What is the difference in Accounts Payable and Accounts Receivable

In order for a business to grow, take on new opportunities, and maintain positive relationships with its customers and suppliers, there needs to be an equal balance between accounts receivable (AR) and accounts payable (AP). If a business wishes to take this a step further, it can look into automating these processes by using AP Automation software.

In short, the accounts payable ledger of a business lists all of its short-term liabilities, such as money owed to creditors or suppliers. On the opposite end of the spectrum are accounts receivable, which are the funds that a business is expecting to receive from its partners and customers, making them assets.

In this guide, we’re going to walk through the differences and similarities between accounts payable (AP) and accounts receivable (AR) and compare and contrast them in detail.

What is Accounts Payable (AP)?

The accounts payable (AP) ledger of a business lists all of the funds it owes to creditors or suppliers. These can be payments for items purchased, services purchased, or various business expenses that have been invoiced.

AP doesn’t include all expenses, however, with long-term debt like a company’s office building mortgage or payroll not being included in the AP ledger.

When a business gets an invoice that lists the agreed-upon payment terms, that’s typically when accounts payable are recorded. Every time the company’s finance team receives a bill for goods and services, they record it into their general ledger as an expense.

To see the total amount of accounts payable within a business, all it takes is a quick look at its balance sheet, which summarizes total amounts and does not list individual transactions.

AP departments are the ones responsible for processing all of the invoices and expense reports of a business and ensuring that all payments are made on time. Many businesses today are beginning to use AP automation software to improve their efficiency, reduce errors, and save significant time.

What is Accounts Receivable (AR)?

While accounts payable tracks all of the outgoing funds that a business must pay for goods and services, accounts receivable (AR) tracks the funds customers owe a business for its own products or services.
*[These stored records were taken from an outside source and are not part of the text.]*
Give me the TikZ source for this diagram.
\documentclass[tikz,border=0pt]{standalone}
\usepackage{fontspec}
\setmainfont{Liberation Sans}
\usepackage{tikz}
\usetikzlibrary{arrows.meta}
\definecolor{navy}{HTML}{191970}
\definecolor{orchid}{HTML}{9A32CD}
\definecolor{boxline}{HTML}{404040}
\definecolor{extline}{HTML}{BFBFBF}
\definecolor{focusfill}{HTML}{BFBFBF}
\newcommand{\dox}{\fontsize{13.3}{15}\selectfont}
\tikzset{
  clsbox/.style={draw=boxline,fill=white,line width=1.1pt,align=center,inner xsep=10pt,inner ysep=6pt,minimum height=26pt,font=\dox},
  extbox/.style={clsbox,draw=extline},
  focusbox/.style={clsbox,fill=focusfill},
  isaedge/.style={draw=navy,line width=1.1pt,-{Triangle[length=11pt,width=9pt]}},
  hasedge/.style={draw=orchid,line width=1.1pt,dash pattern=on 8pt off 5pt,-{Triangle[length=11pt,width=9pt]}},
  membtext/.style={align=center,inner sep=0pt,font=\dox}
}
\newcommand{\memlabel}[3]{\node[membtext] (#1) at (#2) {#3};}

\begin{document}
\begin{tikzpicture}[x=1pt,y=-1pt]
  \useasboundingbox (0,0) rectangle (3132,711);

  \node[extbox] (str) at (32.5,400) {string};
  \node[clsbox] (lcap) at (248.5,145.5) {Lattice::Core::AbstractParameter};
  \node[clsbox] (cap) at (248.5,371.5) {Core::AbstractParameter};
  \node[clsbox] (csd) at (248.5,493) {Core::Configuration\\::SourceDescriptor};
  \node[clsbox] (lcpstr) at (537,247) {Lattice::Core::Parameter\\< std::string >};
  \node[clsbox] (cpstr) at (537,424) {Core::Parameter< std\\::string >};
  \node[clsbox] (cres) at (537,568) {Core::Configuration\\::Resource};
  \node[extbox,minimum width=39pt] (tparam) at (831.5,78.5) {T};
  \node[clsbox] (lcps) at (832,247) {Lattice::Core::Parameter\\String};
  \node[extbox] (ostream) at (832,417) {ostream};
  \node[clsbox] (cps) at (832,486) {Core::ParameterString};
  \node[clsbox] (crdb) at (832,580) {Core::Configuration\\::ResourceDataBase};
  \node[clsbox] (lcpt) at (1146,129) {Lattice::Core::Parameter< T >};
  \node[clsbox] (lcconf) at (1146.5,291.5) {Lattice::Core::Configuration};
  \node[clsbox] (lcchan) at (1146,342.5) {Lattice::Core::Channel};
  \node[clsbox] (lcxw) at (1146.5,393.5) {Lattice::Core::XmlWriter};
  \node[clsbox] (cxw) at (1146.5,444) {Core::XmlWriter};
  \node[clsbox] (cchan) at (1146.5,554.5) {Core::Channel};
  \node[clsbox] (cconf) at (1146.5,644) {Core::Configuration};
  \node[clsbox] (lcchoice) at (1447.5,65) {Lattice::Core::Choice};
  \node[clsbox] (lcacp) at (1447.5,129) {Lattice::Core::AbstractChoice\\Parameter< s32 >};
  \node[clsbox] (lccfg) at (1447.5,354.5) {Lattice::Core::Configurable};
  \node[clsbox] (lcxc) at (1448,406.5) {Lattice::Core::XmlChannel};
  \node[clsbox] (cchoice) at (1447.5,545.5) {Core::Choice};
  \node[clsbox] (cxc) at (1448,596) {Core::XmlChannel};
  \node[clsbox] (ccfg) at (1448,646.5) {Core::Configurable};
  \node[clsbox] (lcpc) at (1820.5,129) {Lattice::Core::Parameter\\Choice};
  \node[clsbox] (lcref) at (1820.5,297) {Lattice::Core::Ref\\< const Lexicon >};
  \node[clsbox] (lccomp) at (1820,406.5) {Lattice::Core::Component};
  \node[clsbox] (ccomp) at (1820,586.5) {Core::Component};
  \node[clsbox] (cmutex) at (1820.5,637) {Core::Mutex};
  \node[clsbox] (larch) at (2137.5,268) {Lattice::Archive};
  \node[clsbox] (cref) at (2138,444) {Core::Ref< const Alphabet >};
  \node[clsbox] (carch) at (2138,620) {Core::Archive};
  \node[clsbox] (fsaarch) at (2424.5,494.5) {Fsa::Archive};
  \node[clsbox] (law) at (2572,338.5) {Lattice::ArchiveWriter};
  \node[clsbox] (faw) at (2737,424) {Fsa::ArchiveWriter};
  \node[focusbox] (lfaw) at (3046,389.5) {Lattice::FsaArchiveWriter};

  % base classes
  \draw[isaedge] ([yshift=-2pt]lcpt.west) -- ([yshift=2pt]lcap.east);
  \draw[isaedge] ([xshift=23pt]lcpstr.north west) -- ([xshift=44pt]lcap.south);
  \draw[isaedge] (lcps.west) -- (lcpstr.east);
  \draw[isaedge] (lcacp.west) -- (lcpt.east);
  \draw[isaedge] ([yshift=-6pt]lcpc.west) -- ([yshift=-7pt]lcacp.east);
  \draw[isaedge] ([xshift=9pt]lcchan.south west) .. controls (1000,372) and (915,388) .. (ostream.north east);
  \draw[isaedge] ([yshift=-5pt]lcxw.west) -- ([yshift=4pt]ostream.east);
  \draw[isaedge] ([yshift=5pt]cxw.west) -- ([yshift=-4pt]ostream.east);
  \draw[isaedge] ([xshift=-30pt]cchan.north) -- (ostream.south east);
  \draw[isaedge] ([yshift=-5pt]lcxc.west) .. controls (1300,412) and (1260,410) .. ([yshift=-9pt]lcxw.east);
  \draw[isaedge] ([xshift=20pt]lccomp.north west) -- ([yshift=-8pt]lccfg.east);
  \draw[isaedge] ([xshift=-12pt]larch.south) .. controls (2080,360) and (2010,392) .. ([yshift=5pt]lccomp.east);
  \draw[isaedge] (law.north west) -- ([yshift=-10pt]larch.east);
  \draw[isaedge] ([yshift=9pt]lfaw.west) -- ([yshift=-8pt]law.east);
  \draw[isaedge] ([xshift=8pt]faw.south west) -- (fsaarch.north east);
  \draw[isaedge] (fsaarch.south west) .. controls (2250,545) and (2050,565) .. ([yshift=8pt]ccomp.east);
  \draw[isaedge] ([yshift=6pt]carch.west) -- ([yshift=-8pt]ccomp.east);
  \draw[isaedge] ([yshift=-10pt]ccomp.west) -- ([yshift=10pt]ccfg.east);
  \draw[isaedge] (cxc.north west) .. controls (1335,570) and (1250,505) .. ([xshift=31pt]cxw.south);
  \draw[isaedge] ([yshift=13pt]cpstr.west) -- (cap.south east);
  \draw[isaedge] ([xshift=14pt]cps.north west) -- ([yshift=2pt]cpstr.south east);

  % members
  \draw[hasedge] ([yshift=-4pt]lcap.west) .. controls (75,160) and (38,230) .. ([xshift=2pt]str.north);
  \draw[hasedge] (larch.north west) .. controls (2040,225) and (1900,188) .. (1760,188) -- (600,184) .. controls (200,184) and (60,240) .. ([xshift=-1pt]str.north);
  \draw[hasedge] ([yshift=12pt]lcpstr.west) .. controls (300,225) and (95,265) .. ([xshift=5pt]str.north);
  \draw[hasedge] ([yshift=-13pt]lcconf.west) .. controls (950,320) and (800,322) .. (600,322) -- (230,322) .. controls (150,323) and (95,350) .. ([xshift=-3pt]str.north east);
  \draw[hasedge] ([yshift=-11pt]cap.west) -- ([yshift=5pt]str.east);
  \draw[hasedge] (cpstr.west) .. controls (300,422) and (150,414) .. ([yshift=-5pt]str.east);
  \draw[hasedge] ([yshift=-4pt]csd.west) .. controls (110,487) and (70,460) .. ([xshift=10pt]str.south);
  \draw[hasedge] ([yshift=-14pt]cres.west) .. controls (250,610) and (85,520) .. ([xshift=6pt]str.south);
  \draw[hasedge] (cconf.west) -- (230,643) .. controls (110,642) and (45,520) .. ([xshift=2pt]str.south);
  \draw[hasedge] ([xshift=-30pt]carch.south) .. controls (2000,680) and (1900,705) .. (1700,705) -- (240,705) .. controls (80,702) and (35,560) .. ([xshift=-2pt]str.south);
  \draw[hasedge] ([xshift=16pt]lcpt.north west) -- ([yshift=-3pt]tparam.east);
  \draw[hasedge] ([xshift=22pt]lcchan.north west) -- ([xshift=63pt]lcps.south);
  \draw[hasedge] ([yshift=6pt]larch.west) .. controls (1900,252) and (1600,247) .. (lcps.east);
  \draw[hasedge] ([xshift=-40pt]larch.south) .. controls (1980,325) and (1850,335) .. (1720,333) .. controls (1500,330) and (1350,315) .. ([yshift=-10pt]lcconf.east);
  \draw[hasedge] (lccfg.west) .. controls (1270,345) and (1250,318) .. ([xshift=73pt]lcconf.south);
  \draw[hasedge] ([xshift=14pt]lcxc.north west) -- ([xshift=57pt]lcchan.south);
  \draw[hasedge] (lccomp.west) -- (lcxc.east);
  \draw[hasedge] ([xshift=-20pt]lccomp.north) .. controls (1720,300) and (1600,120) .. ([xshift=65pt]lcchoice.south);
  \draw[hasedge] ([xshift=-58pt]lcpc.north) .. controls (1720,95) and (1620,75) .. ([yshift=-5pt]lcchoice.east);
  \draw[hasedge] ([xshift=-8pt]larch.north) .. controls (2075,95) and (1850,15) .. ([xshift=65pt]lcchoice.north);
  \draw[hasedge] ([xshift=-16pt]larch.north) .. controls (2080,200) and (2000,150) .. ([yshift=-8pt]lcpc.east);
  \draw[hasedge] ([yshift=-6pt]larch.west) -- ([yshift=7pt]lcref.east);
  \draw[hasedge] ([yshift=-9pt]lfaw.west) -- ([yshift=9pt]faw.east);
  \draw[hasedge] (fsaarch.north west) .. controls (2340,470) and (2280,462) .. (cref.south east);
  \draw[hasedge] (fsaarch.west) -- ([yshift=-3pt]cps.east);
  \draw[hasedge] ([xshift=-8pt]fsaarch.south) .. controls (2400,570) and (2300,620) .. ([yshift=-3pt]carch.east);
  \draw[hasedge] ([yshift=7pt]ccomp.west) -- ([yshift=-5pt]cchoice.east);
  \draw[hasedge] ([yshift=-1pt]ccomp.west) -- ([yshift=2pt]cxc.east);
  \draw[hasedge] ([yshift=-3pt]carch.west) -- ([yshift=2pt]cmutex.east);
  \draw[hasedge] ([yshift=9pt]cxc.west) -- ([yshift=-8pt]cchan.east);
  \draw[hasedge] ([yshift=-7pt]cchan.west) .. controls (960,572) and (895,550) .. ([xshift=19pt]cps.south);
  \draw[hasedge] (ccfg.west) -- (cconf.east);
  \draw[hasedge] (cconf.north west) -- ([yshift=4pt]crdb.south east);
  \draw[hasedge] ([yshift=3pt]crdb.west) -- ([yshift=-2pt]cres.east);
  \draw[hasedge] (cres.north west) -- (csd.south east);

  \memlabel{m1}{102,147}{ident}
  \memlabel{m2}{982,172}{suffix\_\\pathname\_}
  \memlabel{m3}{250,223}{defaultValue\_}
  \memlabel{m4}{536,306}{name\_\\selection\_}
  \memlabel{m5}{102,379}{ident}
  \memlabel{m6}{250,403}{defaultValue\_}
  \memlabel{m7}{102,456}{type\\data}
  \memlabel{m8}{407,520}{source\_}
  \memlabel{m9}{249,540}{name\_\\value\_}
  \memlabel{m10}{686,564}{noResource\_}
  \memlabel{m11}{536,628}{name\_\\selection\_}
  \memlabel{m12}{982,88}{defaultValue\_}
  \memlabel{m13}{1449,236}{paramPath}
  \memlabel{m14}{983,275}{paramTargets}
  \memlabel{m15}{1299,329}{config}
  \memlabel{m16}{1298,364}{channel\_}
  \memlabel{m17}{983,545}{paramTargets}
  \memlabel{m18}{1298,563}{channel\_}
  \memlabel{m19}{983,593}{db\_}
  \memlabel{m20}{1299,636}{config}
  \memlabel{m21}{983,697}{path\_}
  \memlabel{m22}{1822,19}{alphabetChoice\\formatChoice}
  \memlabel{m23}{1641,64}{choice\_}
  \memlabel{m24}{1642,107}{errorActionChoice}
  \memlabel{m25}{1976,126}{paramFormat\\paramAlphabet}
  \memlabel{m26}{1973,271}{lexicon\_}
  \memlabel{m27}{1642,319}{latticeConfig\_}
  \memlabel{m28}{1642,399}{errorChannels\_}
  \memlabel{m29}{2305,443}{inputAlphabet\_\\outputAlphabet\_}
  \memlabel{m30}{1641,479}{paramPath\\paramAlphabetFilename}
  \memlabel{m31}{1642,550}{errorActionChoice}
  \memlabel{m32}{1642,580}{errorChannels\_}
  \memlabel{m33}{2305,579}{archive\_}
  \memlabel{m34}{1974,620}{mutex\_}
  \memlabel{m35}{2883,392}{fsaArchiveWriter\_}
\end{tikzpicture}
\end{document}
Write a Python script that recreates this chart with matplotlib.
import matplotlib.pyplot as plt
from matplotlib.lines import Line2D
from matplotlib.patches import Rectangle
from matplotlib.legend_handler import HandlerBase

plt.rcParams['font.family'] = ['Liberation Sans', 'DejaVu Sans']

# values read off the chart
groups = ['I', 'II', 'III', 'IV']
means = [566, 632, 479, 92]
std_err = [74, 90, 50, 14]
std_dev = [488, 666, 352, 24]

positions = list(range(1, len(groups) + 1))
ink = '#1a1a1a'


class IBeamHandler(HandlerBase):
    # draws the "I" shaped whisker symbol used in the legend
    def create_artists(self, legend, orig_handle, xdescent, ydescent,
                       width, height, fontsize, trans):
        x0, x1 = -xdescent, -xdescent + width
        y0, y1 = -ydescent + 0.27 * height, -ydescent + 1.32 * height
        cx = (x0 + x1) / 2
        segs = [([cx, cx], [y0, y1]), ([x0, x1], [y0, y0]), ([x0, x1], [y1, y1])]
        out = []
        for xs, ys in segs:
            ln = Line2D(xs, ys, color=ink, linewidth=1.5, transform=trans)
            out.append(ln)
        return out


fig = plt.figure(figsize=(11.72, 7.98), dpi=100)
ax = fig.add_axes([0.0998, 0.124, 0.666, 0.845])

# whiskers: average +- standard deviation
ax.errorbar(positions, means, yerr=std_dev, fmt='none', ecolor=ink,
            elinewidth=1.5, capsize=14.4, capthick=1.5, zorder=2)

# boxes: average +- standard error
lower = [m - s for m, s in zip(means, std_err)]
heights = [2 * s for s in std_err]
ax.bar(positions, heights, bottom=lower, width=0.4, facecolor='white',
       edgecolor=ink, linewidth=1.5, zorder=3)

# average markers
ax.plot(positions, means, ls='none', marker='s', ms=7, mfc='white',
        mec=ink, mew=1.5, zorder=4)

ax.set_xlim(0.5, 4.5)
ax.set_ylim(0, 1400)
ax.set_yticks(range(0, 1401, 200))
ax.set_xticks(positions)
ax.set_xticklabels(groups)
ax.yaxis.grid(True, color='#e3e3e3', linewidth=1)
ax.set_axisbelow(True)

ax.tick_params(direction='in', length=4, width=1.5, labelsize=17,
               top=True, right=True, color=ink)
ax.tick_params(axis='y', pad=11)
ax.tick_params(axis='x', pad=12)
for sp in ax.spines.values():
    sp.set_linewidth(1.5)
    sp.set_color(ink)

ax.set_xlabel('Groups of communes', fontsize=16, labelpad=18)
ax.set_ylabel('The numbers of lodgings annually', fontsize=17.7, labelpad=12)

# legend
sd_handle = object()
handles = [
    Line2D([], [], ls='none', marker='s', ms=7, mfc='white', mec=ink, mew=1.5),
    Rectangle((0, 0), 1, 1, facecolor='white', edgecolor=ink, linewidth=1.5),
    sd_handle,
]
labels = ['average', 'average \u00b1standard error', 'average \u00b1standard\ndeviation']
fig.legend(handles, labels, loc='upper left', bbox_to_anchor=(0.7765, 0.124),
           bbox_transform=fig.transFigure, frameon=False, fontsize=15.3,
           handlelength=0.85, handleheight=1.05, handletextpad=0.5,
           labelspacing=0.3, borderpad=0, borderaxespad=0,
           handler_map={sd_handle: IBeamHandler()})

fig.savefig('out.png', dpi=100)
In short, AR tracks all of the money coming into the business.

Just like with AP, a balance sheet will be able to show a summary of all AR within a business, including all of the invoices that clients still owe for any services rendered or work performed.

Typically, your business would bill your customers after selling them products or providing them with various services according to terms that are mutually agreed upon by both parties. For large orders, a business may ask for a larger deposit upfront to secure the transaction, especially if the product being sold is a “custom order” and can’t easily be returned or taken back.

Once the client pays your business, then the payment is recorded and the account is no longer considered “receivable.” As technology continues to advance, many businesses are starting to transition into using automation for their accounts payable and accounts receivable workflows, simplifying the process and improving efficiency.

Similarities between AP & AR

When looking at individual transactions, every single invoice is either receivable or payable to one party on either end of the transaction. What one company records as AR the other records as AP, and vice versa, so they are both linked to one another directly.

In order to gain a good understanding of a company’s financial health, both its liabilities in terms of AP and its assets in terms of AR must be looked at in full.

Since AP and AR are so closely related, and whether an invoice is an asset or liability depends on which side of the transaction your business is on, it is important for finance leaders to examine both receivables and payables carefully, and determine what can be optimized and improved upon.

By using AP Automation software, your business can simplify, streamline, and reduce errors throughout your accounts payable and receivable workflows, making it easier on your employees and improving their overall productivity.